TASK DIRECTIONS —
Nothing but the lines from the line with "Convert this diagram to TikZ code." to the line with "(cap) at (24,-0.5)", both included, is to be repeated, and those exactly. Leave out the pictures.

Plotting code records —
— Start —

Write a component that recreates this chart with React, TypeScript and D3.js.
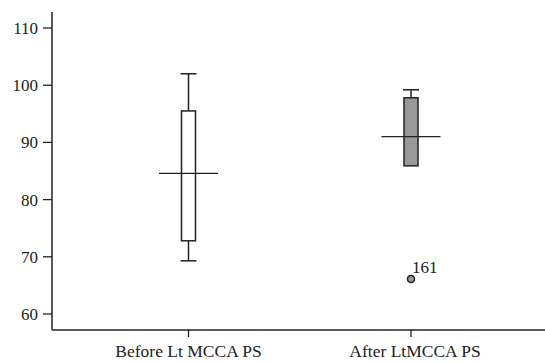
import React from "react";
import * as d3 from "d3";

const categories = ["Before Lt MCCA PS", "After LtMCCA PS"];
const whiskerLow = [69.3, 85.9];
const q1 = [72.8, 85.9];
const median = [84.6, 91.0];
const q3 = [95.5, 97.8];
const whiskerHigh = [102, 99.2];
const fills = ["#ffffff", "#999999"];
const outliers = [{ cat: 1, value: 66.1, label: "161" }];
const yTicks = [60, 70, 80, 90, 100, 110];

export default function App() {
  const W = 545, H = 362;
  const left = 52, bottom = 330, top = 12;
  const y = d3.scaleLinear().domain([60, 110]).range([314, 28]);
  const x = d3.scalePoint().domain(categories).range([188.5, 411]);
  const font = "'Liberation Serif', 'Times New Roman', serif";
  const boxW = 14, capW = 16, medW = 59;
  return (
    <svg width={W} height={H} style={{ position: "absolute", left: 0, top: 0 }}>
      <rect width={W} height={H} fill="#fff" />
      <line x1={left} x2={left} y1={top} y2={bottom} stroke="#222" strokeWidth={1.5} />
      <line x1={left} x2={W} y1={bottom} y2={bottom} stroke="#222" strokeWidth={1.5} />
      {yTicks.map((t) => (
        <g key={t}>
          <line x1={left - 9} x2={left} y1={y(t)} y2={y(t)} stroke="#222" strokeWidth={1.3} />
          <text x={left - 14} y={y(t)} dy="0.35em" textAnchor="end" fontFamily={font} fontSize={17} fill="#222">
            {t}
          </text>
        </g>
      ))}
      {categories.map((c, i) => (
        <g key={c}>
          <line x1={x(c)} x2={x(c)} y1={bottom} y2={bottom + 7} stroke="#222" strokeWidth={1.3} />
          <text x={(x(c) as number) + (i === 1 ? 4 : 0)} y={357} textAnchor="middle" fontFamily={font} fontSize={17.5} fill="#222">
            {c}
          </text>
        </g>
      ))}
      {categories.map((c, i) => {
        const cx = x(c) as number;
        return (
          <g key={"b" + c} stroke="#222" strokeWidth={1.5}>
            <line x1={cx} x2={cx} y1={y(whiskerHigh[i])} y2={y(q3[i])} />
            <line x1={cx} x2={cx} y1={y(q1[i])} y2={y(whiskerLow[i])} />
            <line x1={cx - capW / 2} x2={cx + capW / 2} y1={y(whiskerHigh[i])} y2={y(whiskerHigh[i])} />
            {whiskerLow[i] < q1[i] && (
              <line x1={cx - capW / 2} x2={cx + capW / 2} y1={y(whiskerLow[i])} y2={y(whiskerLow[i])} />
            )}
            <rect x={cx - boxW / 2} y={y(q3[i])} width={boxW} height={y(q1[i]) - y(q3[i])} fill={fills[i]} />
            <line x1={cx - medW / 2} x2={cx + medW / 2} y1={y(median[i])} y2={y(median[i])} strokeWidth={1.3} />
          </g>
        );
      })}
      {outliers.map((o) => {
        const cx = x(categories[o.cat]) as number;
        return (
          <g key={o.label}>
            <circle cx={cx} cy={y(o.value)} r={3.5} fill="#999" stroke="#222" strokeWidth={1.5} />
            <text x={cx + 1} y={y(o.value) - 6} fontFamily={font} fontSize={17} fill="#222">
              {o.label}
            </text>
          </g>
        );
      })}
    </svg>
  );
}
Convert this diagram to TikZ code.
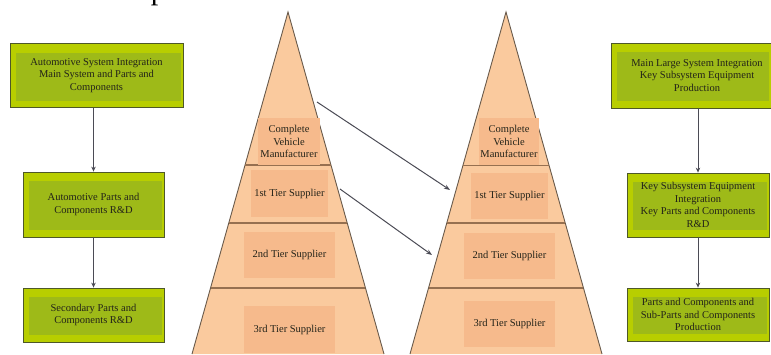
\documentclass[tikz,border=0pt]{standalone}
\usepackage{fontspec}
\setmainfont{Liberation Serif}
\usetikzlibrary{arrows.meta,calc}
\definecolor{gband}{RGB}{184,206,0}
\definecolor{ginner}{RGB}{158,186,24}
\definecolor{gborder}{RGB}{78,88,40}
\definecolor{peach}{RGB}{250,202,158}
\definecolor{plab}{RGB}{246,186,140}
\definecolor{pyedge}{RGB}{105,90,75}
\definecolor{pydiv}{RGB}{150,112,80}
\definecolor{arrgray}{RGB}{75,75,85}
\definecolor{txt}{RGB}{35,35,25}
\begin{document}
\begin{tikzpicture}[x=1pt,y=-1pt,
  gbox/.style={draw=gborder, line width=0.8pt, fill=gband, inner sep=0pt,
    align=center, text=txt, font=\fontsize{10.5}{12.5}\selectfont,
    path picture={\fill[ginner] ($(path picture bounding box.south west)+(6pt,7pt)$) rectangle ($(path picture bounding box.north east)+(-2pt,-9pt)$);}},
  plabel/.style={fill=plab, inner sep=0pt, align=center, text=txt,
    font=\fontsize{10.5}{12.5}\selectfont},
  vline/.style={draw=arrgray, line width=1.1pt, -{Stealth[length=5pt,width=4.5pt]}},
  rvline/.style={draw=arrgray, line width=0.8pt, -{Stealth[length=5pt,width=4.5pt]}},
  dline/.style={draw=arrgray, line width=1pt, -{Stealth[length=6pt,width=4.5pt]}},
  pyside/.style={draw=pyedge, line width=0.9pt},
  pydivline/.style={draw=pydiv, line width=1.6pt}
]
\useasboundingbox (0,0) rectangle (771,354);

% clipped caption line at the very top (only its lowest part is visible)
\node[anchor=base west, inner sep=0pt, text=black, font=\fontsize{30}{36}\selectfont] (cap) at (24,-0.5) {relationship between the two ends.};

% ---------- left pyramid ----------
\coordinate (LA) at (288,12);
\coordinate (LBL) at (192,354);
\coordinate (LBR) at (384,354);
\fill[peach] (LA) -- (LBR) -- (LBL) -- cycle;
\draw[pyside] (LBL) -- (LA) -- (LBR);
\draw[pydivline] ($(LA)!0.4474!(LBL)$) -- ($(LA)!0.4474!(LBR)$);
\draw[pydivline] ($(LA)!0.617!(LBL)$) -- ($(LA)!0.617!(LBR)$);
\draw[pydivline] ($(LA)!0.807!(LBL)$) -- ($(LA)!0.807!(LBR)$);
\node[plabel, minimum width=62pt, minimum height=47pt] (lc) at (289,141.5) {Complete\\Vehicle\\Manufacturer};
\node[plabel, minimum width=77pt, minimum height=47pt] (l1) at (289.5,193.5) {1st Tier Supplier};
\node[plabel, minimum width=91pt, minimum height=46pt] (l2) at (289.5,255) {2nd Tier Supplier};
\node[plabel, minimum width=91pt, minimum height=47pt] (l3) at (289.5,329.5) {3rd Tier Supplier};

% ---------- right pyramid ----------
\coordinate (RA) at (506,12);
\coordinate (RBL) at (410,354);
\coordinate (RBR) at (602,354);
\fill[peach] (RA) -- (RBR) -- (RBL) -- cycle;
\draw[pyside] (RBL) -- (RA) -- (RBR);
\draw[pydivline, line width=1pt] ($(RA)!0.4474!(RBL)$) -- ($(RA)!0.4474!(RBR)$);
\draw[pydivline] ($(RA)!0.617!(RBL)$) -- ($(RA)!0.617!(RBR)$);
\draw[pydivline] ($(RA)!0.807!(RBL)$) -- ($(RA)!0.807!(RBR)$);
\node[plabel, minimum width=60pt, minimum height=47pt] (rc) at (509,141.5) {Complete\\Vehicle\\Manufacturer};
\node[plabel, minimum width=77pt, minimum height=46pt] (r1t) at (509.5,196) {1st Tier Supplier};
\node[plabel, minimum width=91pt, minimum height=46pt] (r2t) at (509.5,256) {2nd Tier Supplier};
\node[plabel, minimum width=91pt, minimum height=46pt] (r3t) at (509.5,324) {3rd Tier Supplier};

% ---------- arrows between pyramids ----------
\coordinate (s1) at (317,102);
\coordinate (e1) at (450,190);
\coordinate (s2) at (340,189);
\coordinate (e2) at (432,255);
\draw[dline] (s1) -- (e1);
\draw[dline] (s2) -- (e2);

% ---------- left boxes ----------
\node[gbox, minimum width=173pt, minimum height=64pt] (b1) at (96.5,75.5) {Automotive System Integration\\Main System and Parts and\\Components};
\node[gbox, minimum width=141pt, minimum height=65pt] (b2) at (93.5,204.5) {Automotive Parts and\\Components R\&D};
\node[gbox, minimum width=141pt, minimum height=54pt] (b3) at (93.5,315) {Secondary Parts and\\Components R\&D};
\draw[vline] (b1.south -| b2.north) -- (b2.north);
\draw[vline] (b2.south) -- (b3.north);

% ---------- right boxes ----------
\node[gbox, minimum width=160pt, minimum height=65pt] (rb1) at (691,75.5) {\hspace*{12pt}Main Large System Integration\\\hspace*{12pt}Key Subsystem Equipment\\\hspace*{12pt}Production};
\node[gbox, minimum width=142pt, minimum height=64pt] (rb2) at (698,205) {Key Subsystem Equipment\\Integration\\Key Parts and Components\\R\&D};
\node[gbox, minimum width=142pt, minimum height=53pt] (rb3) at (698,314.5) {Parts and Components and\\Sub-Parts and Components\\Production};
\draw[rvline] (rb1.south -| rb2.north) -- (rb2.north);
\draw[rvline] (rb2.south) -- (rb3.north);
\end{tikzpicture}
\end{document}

— End —

ANSWER TO THE PROBLEM —
Convert this diagram to TikZ code.
\documentclass[tikz,border=0pt]{standalone}
\usepackage{fontspec}
\setmainfont{Liberation Serif}
\usetikzlibrary{arrows.meta,calc}
\definecolor{gband}{RGB}{184,206,0}
\definecolor{ginner}{RGB}{158,186,24}
\definecolor{gborder}{RGB}{78,88,40}
\definecolor{peach}{RGB}{250,202,158}
\definecolor{plab}{RGB}{246,186,140}
\definecolor{pyedge}{RGB}{105,90,75}
\definecolor{pydiv}{RGB}{150,112,80}
\definecolor{arrgray}{RGB}{75,75,85}
\definecolor{txt}{RGB}{35,35,25}
\begin{document}
\begin{tikzpicture}[x=1pt,y=-1pt,
  gbox/.style={draw=gborder, line width=0.8pt, fill=gband, inner sep=0pt,
    align=center, text=txt, font=\fontsize{10.5}{12.5}\selectfont,
    path picture={\fill[ginner] ($(path picture bounding box.south west)+(6pt,7pt)$) rectangle ($(path picture bounding box.north east)+(-2pt,-9pt)$);}},
  plabel/.style={fill=plab, inner sep=0pt, align=center, text=txt,
    font=\fontsize{10.5}{12.5}\selectfont},
  vline/.style={draw=arrgray, line width=1.1pt, -{Stealth[length=5pt,width=4.5pt]}},
  rvline/.style={draw=arrgray, line width=0.8pt, -{Stealth[length=5pt,width=4.5pt]}},
  dline/.style={draw=arrgray, line width=1pt, -{Stealth[length=6pt,width=4.5pt]}},
  pyside/.style={draw=pyedge, line width=0.9pt},
  pydivline/.style={draw=pydiv, line width=1.6pt}
]
\useasboundingbox (0,0) rectangle (771,354);

% clipped caption line at the very top (only its lowest part is visible)
\node[anchor=base west, inner sep=0pt, text=black, font=\fontsize{30}{36}\selectfont] (cap) at (24,-0.5) {relationship between the two ends.};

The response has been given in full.